Roswell Spencer House
The Roswell Spencer House is a historic property located in Pleasant Valley, Iowa, United States. The house was listed on the National Register of Historic Places in 1982.
History
Roswell Spencer was a native of Vermont who headed west in 1830 when he was 29 years old. He initially settled in Greene County, Illinois before settling in Rock Island, Illinois. After he served in the Black Hawk War he relocated to the newly opened lands of eastern Iowa. He became the first white settler in what would become Pleasant Valley Township when he built a log cabin near the mouth of Spencer Creek in 1833. The following year he built another cabin above the mouth of Crow Creek. Spencer was a farmer and an industrialist. He operated saw mills with his partner Stephen Henley on both Spencer and Crow creeks. He established another sawmill on Spencer Creek with John Work in 1837. The following year he and Henley brought down the Mississippi River one of the first rafts of white pine logs from Wisconsin.

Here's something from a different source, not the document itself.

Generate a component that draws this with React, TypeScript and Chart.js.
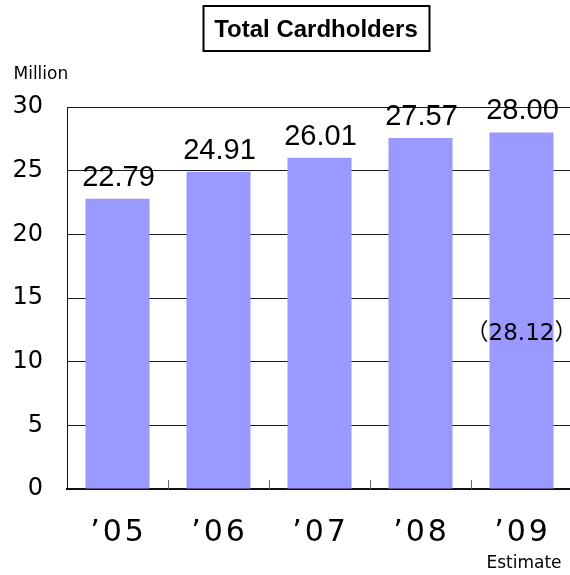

Spencer entered politics and became Scott County's first treasurer.Spencer built this house in the early 1850s and a steam-powered flouring mill across from the house in 1856. In the Financial Panic of 1857, he lost all of his property, except for his house. He served as the local postmaster and continued to live in Pleasant Valley until 1862 when he moved to Cedar County, Iowa where he was once again engaged in farming. Spencer returned to Rock Island in 1866 where he worked in the grocery business. He died there in 1876.